J’ai grandi loin de la ville, loin de la pollution, loin des technologies ultra sophistiquées que j’utilise au quotidien aujourd’hui comme un jeune européen. Mais contrairement à mes nouveaux amis, je sais ce qu’est la nuit, de dormir à la belle étoile, de me nourrir pendant trois mois exclusivement du lait de mes chamelles, ni eau, ni nourriture oblige.
Je n’ai jamais eu peur de marcher pendant des heures, pendant des mois, à la recherche de pâturage pour mon troupeau, de jour comme de nuit, ou pour retrouver des jeunes et partager notre danse traditionnelle, le Dhanto, interdite par les terroristes.
Ici, il n’y en a que pour la voiture, qui vous rend dépendant de tout.
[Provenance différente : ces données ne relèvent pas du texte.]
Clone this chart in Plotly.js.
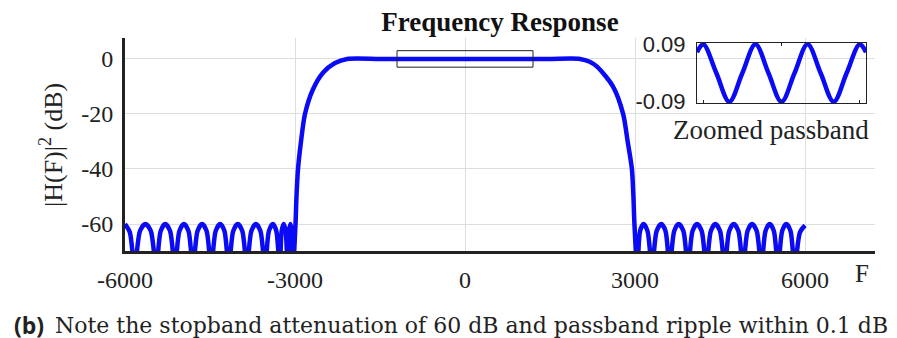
<!DOCTYPE html>
<html>
<head>
<meta charset="utf-8">
<script src="https://cdn.plot.ly/plotly-3.0.1.min.js"></script>
<style>html,body{margin:0;padding:0;background:#fff;}#chart{width:897px;height:338px;}</style>
</head>
<body>
<div id="chart"></div>
<script>
// Main magnitude response (F in Hz, |H(F)|^2 in dB)
const freqHz = [
  -6000, -5915, -5830, -5735, -5640, -5545, -5450, -5370, -5290, -5205, -5120, -5040,
  -4960, -4880, -4800, -4720, -4640, -4560, -4480, -4400, -4320, -4245, -4170, -4090,
  -4010, -3930, -3850, -3770, -3690, -3610, -3530, -3460, -3390, -3330, -3270, -3235,
  -3200, -3165, -3130, -3105, -3080, -3058, -3035,
  -2991, -2974, -2947, -2894, -2824, -2682, -2506, -2294, -2080,
  -1500, -1000, -500, 0, 500, 1000, 1500,
  2030, 2200, 2330, 2610, 2790, 2870, 2945, 2972, 2990,
  3040, 3090, 3150, 3220, 3300, 3382, 3464, 3538, 3612, 3692, 3771, 3853,
  3935, 4015, 4094, 4176, 4258, 4338, 4417, 4500, 4583, 4662, 4742, 4824,
  4906, 4986, 5065, 5147, 5229, 5303, 5377, 5450, 5524, 5597, 5670, 5744,
  5818, 5910, 6000
];
const magDb = [
  -60, -63, -76, -62.5, -60, -62.5, -76, -62.5, -60, -62.5, -76, -62.5,
  -60, -62.5, -76, -62.5, -60, -62.5, -76, -62.5, -60, -62.5, -76, -62.5,
  -60, -62.5, -76, -62.5, -60, -62.5, -76, -62.5, -60, -62.5, -76, -62.5,
  -60, -62.5, -76, -62.5, -60, -62.5, -76,
  -60, -50, -40, -30, -20, -11, -5, -1.5, 0,
  0, 0, 0, 0, 0, 0, 0,
  0, -1, -2.8, -10, -20, -30, -40, -50, -60,
  -76, -62.5, -60, -62.5, -76, -62.5, -60, -62.5, -76, -62.5, -60, -62.5,
  -76, -62.5, -60, -62.5, -76, -62.5, -60, -62.5, -76, -62.5, -60, -62.5,
  -76, -62.5, -60, -62.5, -76, -62.5, -60, -62.5, -76, -62.5, -60, -62.5,
  -76, -63, -60.5
];
// Zoomed passband ripple (inset)
const insetFreqHz = [-1080, -1000, -833, -667, -500, -333, -167, 0, 167, 333, 500, 667, 833, 1000, 1080];
const insetRippleDb = [0.065, 0.09, 0, -0.09, 0, 0.09, 0, -0.09, 0, 0.09, 0, -0.09, 0, 0.09, 0.065];
// Ticks
const xTickVals = [-6000, -3000, 0, 3000, 6000];
const xTickText = ['-6000', '-3000', '0', '3000', '6000'];
const yTickVals = [-60, -40, -20, 0];
const yTickText = ['-60', '-40', '-20', '0'];
const insetYTickVals = [-0.09, 0.09];
const insetYTickText = ['-0.09', '0.09'];
// Zoom box on the main plot
const zoomBoxF = [-1200, 1200];
const zoomBoxDb = [-3, 3];

const serif = 'Liberation Serif, Times New Roman, serif';
const blue = 'rgb(10,10,245)';

const traces = [
  {
    x: freqHz, y: magDb, type: 'scatter', mode: 'lines',
    line: {color: blue, width: 4.5, shape: 'spline', smoothing: 0.8},
    xaxis: 'x', yaxis: 'y', hoverinfo: 'skip'
  },
  {
    x: insetFreqHz, y: insetRippleDb, type: 'scatter', mode: 'lines',
    line: {color: blue, width: 4.5, shape: 'spline', smoothing: 1},
    xaxis: 'x2', yaxis: 'y2', hoverinfo: 'skip'
  }
];

const layout = {
  width: 897, height: 338,
  margin: {l: 125, r: 22, t: 38, b: 87, pad: 0},
  paper_bgcolor: '#fff', plot_bgcolor: 'rgba(0,0,0,0)',
  showlegend: false,
  title: {
    text: '<b>Frequency Response</b>',
    font: {family: serif, size: 27, color: '#111'},
    x: 0.5, xref: 'paper', xanchor: 'center',
    y: 1 - 22 / 338, yref: 'container', yanchor: 'middle'
  },
  xaxis: {
    domain: [0, 1], range: [-6000, 7235],
    tickvals: xTickVals, ticktext: xTickText,
    ticks: 'outside', ticklen: 5, tickcolor: 'rgba(0,0,0,0)',
    tickfont: {family: serif, size: 24, color: '#222'},
    showgrid: true, gridcolor: '#dedede', gridwidth: 1,
    zeroline: false, showline: true, linecolor: '#222', linewidth: 3
  },
  yaxis: {
    domain: [0, 1], range: [-69.8, 7.6],
    tickvals: yTickVals, ticktext: yTickText,
    ticks: 'outside', ticklen: 4, tickcolor: 'rgba(0,0,0,0)',
    tickfont: {family: serif, size: 24, color: '#222'},
    showgrid: true, gridcolor: '#dedede', gridwidth: 1,
    zeroline: false, showline: true, linecolor: '#222', linewidth: 3
  },
  xaxis2: {
    domain: [(697 - 125) / 750, (866 - 125) / 750], anchor: 'y2',
    range: [-1080, 1080], tickvals: [-1000, 0, 1000], showticklabels: false,
    ticks: 'inside', ticklen: 3, tickcolor: '#222',
    showgrid: false, zeroline: false, showline: true, mirror: 'ticks',
    linecolor: '#222', linewidth: 1
  },
  yaxis2: {
    domain: [(251 - 103) / 213, (251 - 43) / 213], anchor: 'x2',
    range: [-0.094, 0.094], tickvals: insetYTickVals, ticktext: insetYTickText,
    ticks: 'outside', ticklen: 6, tickcolor: 'rgba(0,0,0,0)',
    tickfont: {family: 'Liberation Sans, Arial, sans-serif', size: 22, color: '#222'},
    showgrid: false, zeroline: false, showline: true, mirror: true,
    linecolor: '#222', linewidth: 1
  },
  shapes: [
    {type: 'rect', xref: 'x', yref: 'y', x0: zoomBoxF[0], x1: zoomBoxF[1], y0: zoomBoxDb[0], y1: zoomBoxDb[1],
     line: {color: '#222', width: 1}, fillcolor: 'rgba(0,0,0,0)'}
  ],
  annotations: [
    {text: '|H(F)|<sup>2</sup> (dB)', xref: 'paper', yref: 'paper', x: (51 - 125) / 750, y: (251 - 145) / 213,
     xanchor: 'center', yanchor: 'middle', textangle: -90, showarrow: false,
     font: {family: serif, size: 26, color: '#222'}},
    {text: 'F', xref: 'paper', yref: 'paper', x: (862 - 125) / 750, y: (251 - 273) / 213,
     xanchor: 'center', yanchor: 'middle', showarrow: false,
     font: {family: serif, size: 25, color: '#222'}},
    {text: 'Zoomed passband', xref: 'paper', yref: 'paper', x: (771 - 125) / 750, y: (251 - 130) / 213,
     xanchor: 'center', yanchor: 'middle', showarrow: false,
     font: {family: serif, size: 27, color: '#222'}},
    {text: '<b>(b)</b>', xref: 'paper', yref: 'paper', x: (12 - 125) / 750, y: (251 - 325) / 213,
     xanchor: 'left', yanchor: 'middle', showarrow: false,
     font: {family: 'Open Sans, Liberation Sans, sans-serif', size: 23, color: '#222'}},
    {text: 'Note the stopband attenuation of 60 dB and passband ripple within 0.1 dB',
     xref: 'paper', yref: 'paper', x: (53 - 125) / 750, y: (251 - 325) / 213,
     xanchor: 'left', yanchor: 'middle', showarrow: false,
     font: {family: 'DejaVu Serif, serif', size: 22, color: '#222'}}
  ]
};

Plotly.newPlot('chart', traces, layout, {staticPlot: true, displayModeBar: false});
</script>
</body>
</html>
Du temps comme du pétrole et de l’argent. Qui vous rend malade aussi, et flasque, à force de vous déplacer sans bouger. Alors bien sûr, avec les publicités qui vantent la voiture électrique, je me dis que le progrès apporte finalement une partie de solution au problème du réchauffement climatique.
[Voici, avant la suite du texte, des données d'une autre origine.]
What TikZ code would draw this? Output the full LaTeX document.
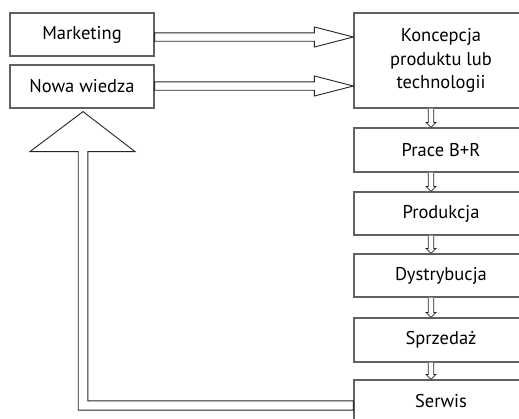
\documentclass[tikz,border=0pt]{standalone}
\usepackage{fontspec}
\setmainfont{PT Sans}
\usetikzlibrary{calc}

\tikzset{
  stagebox/.style={draw=black!62, line width=1.2pt, fill=white, inner sep=0pt,
    align=center, font=\fontsize{18.5}{23.5}\selectfont, text=black},
  blockarrow/.style={draw=black!85, line width=0.9pt, fill=white, line join=miter},
}

% horizontal block arrow: shaft from #1 to the tip at #2
\newcommand\hblockarrow[2]{%
  \draw[blockarrow] let \p1=(#1), \p2=(#2) in
    (\x1,\y1+4.2pt) -- (\x2-39pt,\y1+4.2pt) -- (\x2-39pt,\y1+10pt) -- (\x2,\y1)
    -- (\x2-39pt,\y1-10pt) -- (\x2-39pt,\y1-4.2pt) -- (\x1,\y1-4.2pt) -- cycle;}

% small downward block arrow from #1 to the tip at #2
\newcommand\vdownarrow[2]{%
  \draw[blockarrow, line width=0.8pt] let \p1=(#1), \p2=(#2) in
    (\x1-2.8pt,\y1) -- (\x1-2.8pt,\y2+5pt) -- (\x1-5pt,\y2+5pt) -- (\x2,\y2)
    -- (\x1+5pt,\y2+5pt) -- (\x1+2.8pt,\y2+5pt) -- (\x1+2.8pt,\y1);}

\begin{document}
\begin{tikzpicture}[x=1pt, y=-1pt]
  \clip (0,0) rectangle (519,418);
  \fill[white] (0,0) rectangle (519,418);

  % sources
  \node[stagebox, minimum width=144pt, minimum height=43pt] (mk) at (82,34.5) {Marketing};
  \node[stagebox, minimum width=144pt, minimum height=43pt] (nw) at (82,86.5) {Nowa wiedza};

  % chain of stages
  \node[stagebox, minimum width=174pt, minimum height=95pt] (kon) at (441,60.5)
    {Koncepcja\\produktu lub\\technologii};
  \node[stagebox, minimum width=174pt, minimum height=44pt] (pr) at (441,150) {Prace B+R};
  \node[stagebox, minimum width=174pt, minimum height=43pt] (prod) at (441,213.5) {Produkcja};
  \node[stagebox, minimum width=174pt, minimum height=43pt] (dys) at (441,275.5) {Dystrybucja};
  \node[stagebox, minimum width=174pt, minimum height=44pt] (sprz) at (441,340) {Sprzedaż};
  \node[stagebox, minimum width=174pt, minimum height=42pt] (serw) at (441,401) {Serwis};

  % inputs to the concept stage
  \coordinate (a1) at ($(mk.east)+(0,2.5)$);
  \coordinate (a2) at ($(nw.east)+(0,-0.5)$);
  \hblockarrow{a1}{kon.west |- a1}
  \hblockarrow{a2}{kon.west |- a2}

  % stage-to-stage arrows
  \coordinate (ax) at (431,0);
  \vdownarrow{kon.south -| ax}{pr.north -| ax}
  \vdownarrow{pr.south -| ax}{prod.north -| ax}
  \vdownarrow{prod.south -| ax}{dys.north -| ax}
  \vdownarrow{dys.south -| ax}{sprz.north -| ax}
  \vdownarrow{sprz.south -| ax}{serw.north -| ax}

  % feedback from service back to new knowledge
  \coordinate (fb) at (83,405.5);
  \coordinate (tip) at ($(nw.south -| fb)+(0,3)$);
  \draw[blockarrow] let \p1=(serw.west |- fb), \p2=(tip), \p3=(fb) in
    (\x1,\y1+4.6pt) -- (\x3+4.8pt,\y1+4.6pt) -- (\x3+4.8pt,\y2-40pt)
    -- (\x3+52pt,\y2-40pt) -- (\x2,\y2) -- (\x3-53pt,\y2-40pt)
    -- (\x3-4.8pt,\y2-40pt) -- (\x3-4.8pt,\y1-4.6pt) -- (\x1,\y1-4.6pt) -- cycle;
\end{tikzpicture}
\end{document}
Alors bien sûr, il reste le jogging avec des chaussures créées pour tel ou tel usage sportif, quand je n’ai toujours eu que des sandales, le jogging et les salles de sport. Le hic, c’est que c’est une solution de riche pour problème de riche. Même vos pauvres continuent de rouler au diesel en France.
Chez moi, nous disons comme vous « L’union fait la force ». Je ne vois pas comment assurer un avenir meilleur à la planète et aux populations, si l’urgence ne s’accompagne pas d’une prise de conscience généralisée et d’un effort partagé, solidaire.